Task:
Spot each line that carries the word "seaborn"; copy those lines.

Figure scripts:
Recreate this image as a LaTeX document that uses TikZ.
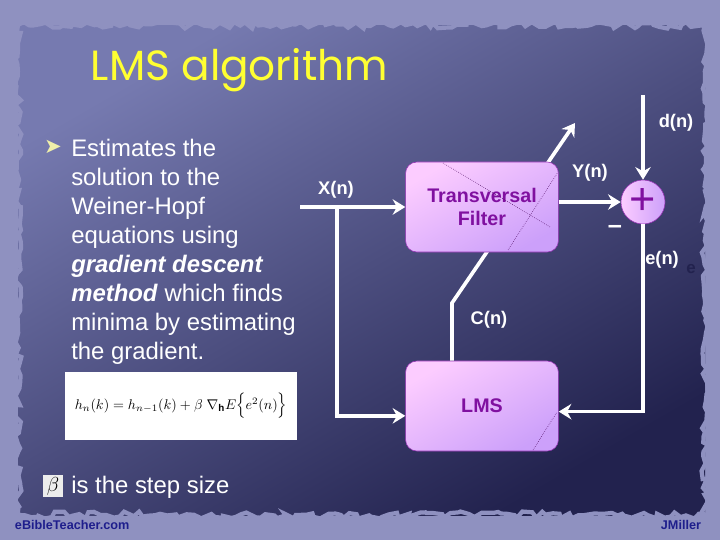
\documentclass[tikz,border=0pt]{standalone}
\usepackage{fontspec}
\setmainfont{Liberation Sans}
\newfontfamily\titlefont{Poppins}
\newfontfamily\symfont{DejaVu Sans}
\usetikzlibrary{arrows.meta,decorations.pathmorphing}
\definecolor{pagebg}{RGB}{143,145,192}
\definecolor{paneldark}{RGB}{34,34,78}
\definecolor{panellight}{RGB}{118,122,176}
\definecolor{boxpink}{RGB}{252,204,255}
\definecolor{boxlilac}{RGB}{204,160,250}
\definecolor{boxedge}{RGB}{150,50,180}
\definecolor{boxtext}{RGB}{128,16,160}
\definecolor{titleyellow}{RGB}{255,255,50}
\definecolor{credit}{RGB}{30,30,140}
\definecolor{bulletyellow}{RGB}{240,240,170}

\begin{document}
\begin{tikzpicture}[
x=0.025cm, y=-0.025cm,
block/.style={draw=boxedge, rounded corners=8pt, align=center, minimum width=3.82cm, minimum height=2.25cm, left color=boxpink, right color=boxlilac, shading angle=30, text=boxtext, font=\fontsize{14}{16}\selectfont\bfseries},
sumnode/.style={circle, draw=boxedge, left color=boxpink, right color=boxlilac, minimum size=1.1cm, inner sep=0pt, text=boxtext},
signal/.style={white, line width=2.6pt, -{Stealth[length=9pt, width=11pt, inset=3pt]}},
lbl/.style={white, font=\fontsize{13}{15}\selectfont\bfseries},
body/.style={white, align=left, inner sep=0pt, font=\fontsize{17}{20.6}\selectfont}
]
\useasboundingbox (0,0) rectangle (720,540);

% slide background
\fill[pagebg] (0,0) rectangle (720,540);
\shade[left color=panellight, right color=paneldark, shading angle=30] (18,25) rectangle (705,515);
\draw[pagebg, line width=3pt, decorate, decoration={random steps, segment length=4pt, amplitude=2.5pt}] (18,25) rectangle (705,515);

% title and text
\node[titleyellow, font=\titlefont\fontsize{30}{36}\selectfont, anchor=west] (title) at (86,70) {LMS algorithm};
\node[bulletyellow, font=\symfont\fontsize{15}{18}\selectfont] (bulletmark) at (53,147) {➤};
\node[body, anchor=north west] (bullet) at (71,139) {Estimates the\\ solution to the\\ Weiner-Hopf\\ equations using\\ \textbf{\textit{gradient descent}}\\ \textbf{\textit{method}} which finds\\ minima by estimating\\ the gradient.};
\node[fill=white, inner sep=0pt, minimum width=5.8cm, minimum height=1.7cm] (formula) at (181,406) {\fontsize{10}{12}\selectfont $h_n(k) = h_{n-1}(k) + \beta\ \nabla_{\mathbf{h}}E\Big\{e^2(n)\Big\}$};
\node[fill=white!85!gray, minimum width=0.5cm, minimum height=0.55cm, inner sep=0pt] (betabox) at (53,486) {\fontsize{15}{15}\selectfont $\beta$};
\node[body, anchor=west] (stepsize) at (71,487) {is the step size};

% diagram
\node[block] (lms) at (482,406) {LMS};
\node[sumnode] (sum) at (643,202) {\fontsize{32}{32}\selectfont +};
\coordinate (xin) at (300,207);
\coordinate (tap) at (337,207);
\coordinate (dtop) at (643,95);
\coordinate (bend) at (452,303);
\coordinate (ctip) at (575,123);

\draw[signal] (lms.north -| bend) -- (bend) -- (ctip);
\node[block] (filter) at (482,207) {Transversal\\Filter};

\draw[signal] (xin) -- (filter.west);
\draw[signal] (tap) |- ([yshift=-7pt]lms.west);
\draw[signal] (filter.east |- sum.west) -- (sum.west);
\draw[signal] (dtop) -- (sum.north);
\draw[signal] (sum.south) |- ([yshift=-4pt]lms.east);

% stray dotted marks on the boxes
\draw[densely dotted, thin, boxtext!60!black] (443,163) -- (550,227);
\draw[densely dotted, thin, boxtext!60!black] (508,250) -- (558,172);
\draw[densely dotted, thin, boxtext!60!black] (533,450) -- (557,412);

\node[lbl] (xlabel) at (336,190) {X(n)};
\node[lbl] (ylabel) at (590,173) {Y(n)};
\node[lbl] (dlabel) at (676,123) {d(n)};
\node[lbl] (elabel) at (662,260) {e(n)};
\node[lbl] (clabel) at (489,320) {C(n)};
\node[lbl, font=\fontsize{18}{18}\selectfont\bfseries] (minus) at (615,229) {–};
\node[text=paneldark, font=\fontsize{12}{14}\selectfont\bfseries] (estray) at (691,269) {e};

% credits
\node[credit, font=\bfseries\fontsize{9}{10}\selectfont, anchor=west] (site) at (10,525) {eBibleTeacher.com};
\node[credit, font=\bfseries\fontsize{9}{10}\selectfont, anchor=east] (author) at (706,525) {JMiller};
\end{tikzpicture}
\end{document}
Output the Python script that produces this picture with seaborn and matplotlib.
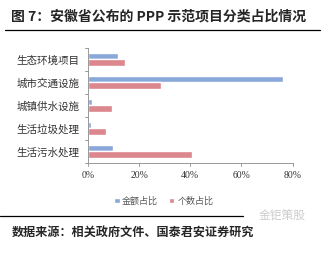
import numpy as np
import pandas as pd
import matplotlib
matplotlib.use("Agg")
import matplotlib.pyplot as plt
import seaborn as sns

sns.set_theme(style="white")
plt.rcParams['font.family'] = ['Noto Sans CJK SC', 'DejaVu Sans']

categories = ["生态环境项目", "城市交通设施", "城镇供水设施", "生活垃圾处理", "生活污水处理"]
amount_share = [11.6, 76.3, 1.6, 1.2, 9.7]   # 金额占比 (%)
count_share = [14.5, 28.6, 9.4, 7.1, 40.6]   # 个数占比 (%)
series_names = ["金额占比", "个数占比"]
xticks = [0, 20, 40, 60, 80]

df = pd.DataFrame({
    "cat": categories * 2,
    "val": amount_share + count_share,
    "series": [series_names[0]] * 5 + [series_names[1]] * 5,
})

fig = plt.figure(figsize=(3.28, 2.59), dpi=100)
ax = fig.add_axes([0.268, 0.371, 0.624, 0.445])

sns.barplot(data=df, y="cat", x="val", hue="series", order=categories,
            hue_order=series_names, palette=["#8AA7D9", "#DC868D"],
            width=0.55, orient="h", ax=ax, saturation=1)

ax.set_xlim(0, 80)
ax.set_ylim(4.5, -0.5)
ax.set_xticks(xticks)
ax.set_xticklabels([f"{t}%" for t in xticks], fontsize=7, color="#333333",
                   family=["Liberation Serif", "Noto Sans CJK SC"])
ax.set_yticks(range(len(categories)))
ax.set_yticklabels(categories, fontsize=7.6, color="#333333")
ax.set_xlabel("")
ax.set_ylabel("")
for s in ["top", "right"]:
    ax.spines[s].set_visible(False)
for s in ["left", "bottom"]:
    ax.spines[s].set_color("#999999")
    ax.spines[s].set_linewidth(0.7)
ax.tick_params(axis="y", length=0, pad=6)
ax.tick_params(axis="x", length=0, pad=6)
# small tick marks between categories and at x ticks
for b in np.arange(-0.5, 5, 1):
    ax.plot([-1.3, 0], [b, b], color="#999999", lw=0.7, clip_on=False)
for t in xticks:
    ax.plot([t, t], [4.5, 4.62], color="#999999", lw=0.7, clip_on=False)

ax.legend(loc="upper center", bbox_to_anchor=(0.37, -0.22), ncol=2, frameon=False,
          fontsize=6.5, handlelength=0.6, handleheight=0.6, columnspacing=1.2,
          handletextpad=0.3, labelcolor="#555555")

fig.text(0.035, 0.935, "图 7：安徽省公布的 PPP 示范项目分类占比情况", fontsize=10,
         fontweight="bold", va="center", ha="left")
fig.add_artist(plt.Line2D([0.015, 0.975], [0.885, 0.885], color="black", lw=0.9))
fig.add_artist(plt.Line2D([0.0, 0.74], [0.165, 0.165], color="black", lw=0.9))
fig.text(0.035, 0.10, "数据来源：相关政府文件、国泰君安证券研究", fontsize=8.7,
         fontweight="bold", va="center", ha="left")
fig.text(0.79, 0.165, "金钜策股", fontsize=8.5, color="#CCCCCC", va="center", ha="left")

fig.savefig("out.png", dpi=100)
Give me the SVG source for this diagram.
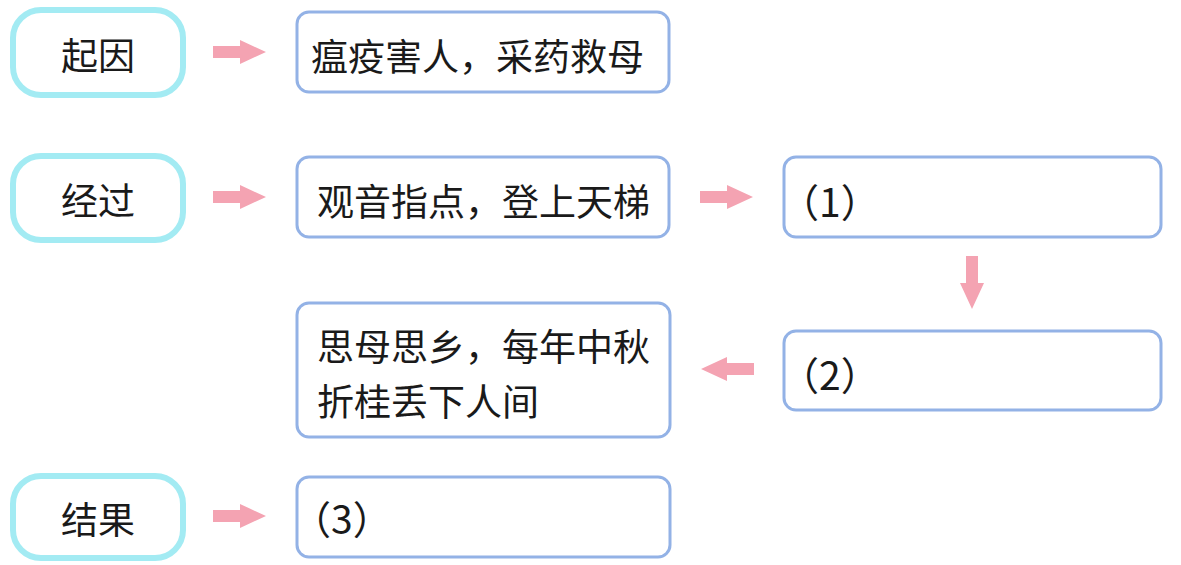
<svg xmlns="http://www.w3.org/2000/svg" width="1181" height="565" viewBox="0 0 1181 565">
<defs>
<style>
.cy{fill:#fff;stroke:#a3ebf3;stroke-width:6}
.bl{fill:#fff;stroke:#93b2e6;stroke-width:3}
.t{font-family:"Noto Sans CJK SC","Noto Sans",sans-serif;font-size:37px;fill:#1a1a1a;dominant-baseline:central}
.p{font-size:39px}
.ar{fill:#f4a3b2}
</style>
<path id="arr" d="M0,-6 H27 V-12 L53,0 L27,12 V6 H0 Z"/>
</defs>
<rect width="1181" height="565" fill="#fff"/>
<g id="qiyin"><rect class="cy" x="13" y="10" width="170" height="85" rx="28"/><text class="t" x="98" y="54" text-anchor="middle">起因</text></g>
<g id="jingguo"><rect class="cy" x="13" y="156" width="170" height="84" rx="28"/><text class="t" x="98" y="199" text-anchor="middle">经过</text></g>
<g id="jieguo"><rect class="cy" x="13" y="476" width="170" height="82" rx="28"/><text class="t" x="98" y="518" text-anchor="middle">结果</text></g>
<g id="n1"><rect class="bl" x="297" y="12" width="372" height="80" rx="12"/><text class="t" x="311" y="55">瘟疫害人，采药救母</text></g>
<g id="n2"><rect class="bl" x="297" y="157" width="372" height="80" rx="12"/><text class="t" x="317" y="200">观音指点，登上天梯</text></g>
<g id="n3"><rect class="bl" x="784" y="157" width="377" height="80" rx="12"/><text class="t p" x="780" y="200">（1）</text></g>
<g id="n4"><rect class="bl" x="784" y="331" width="377" height="79" rx="12"/><text class="t p" x="780" y="373">（2）</text></g>
<g id="n5"><rect class="bl" x="297" y="303" width="373" height="134" rx="12"/><text class="t" x="317" y="345">思母思乡，每年中秋</text><text class="t" x="317" y="400">折桂丢下人间</text></g>
<g id="n6"><rect class="bl" x="297" y="477" width="373" height="80" rx="12"/><text class="t p" x="292" y="517">（3）</text></g>
<g id="connectors" class="ar">
<use href="#arr" x="213" y="52"/>
<use href="#arr" x="213" y="197"/>
<use href="#arr" x="213" y="516"/>
<use href="#arr" x="700" y="197"/>
<use href="#arr" transform="translate(972,256) rotate(90)"/>
<use href="#arr" transform="translate(754,369) rotate(180)"/>
</g>
</svg>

Response below:
Output the Python script that produces this picture with seaborn and matplotlib.
import seaborn as sns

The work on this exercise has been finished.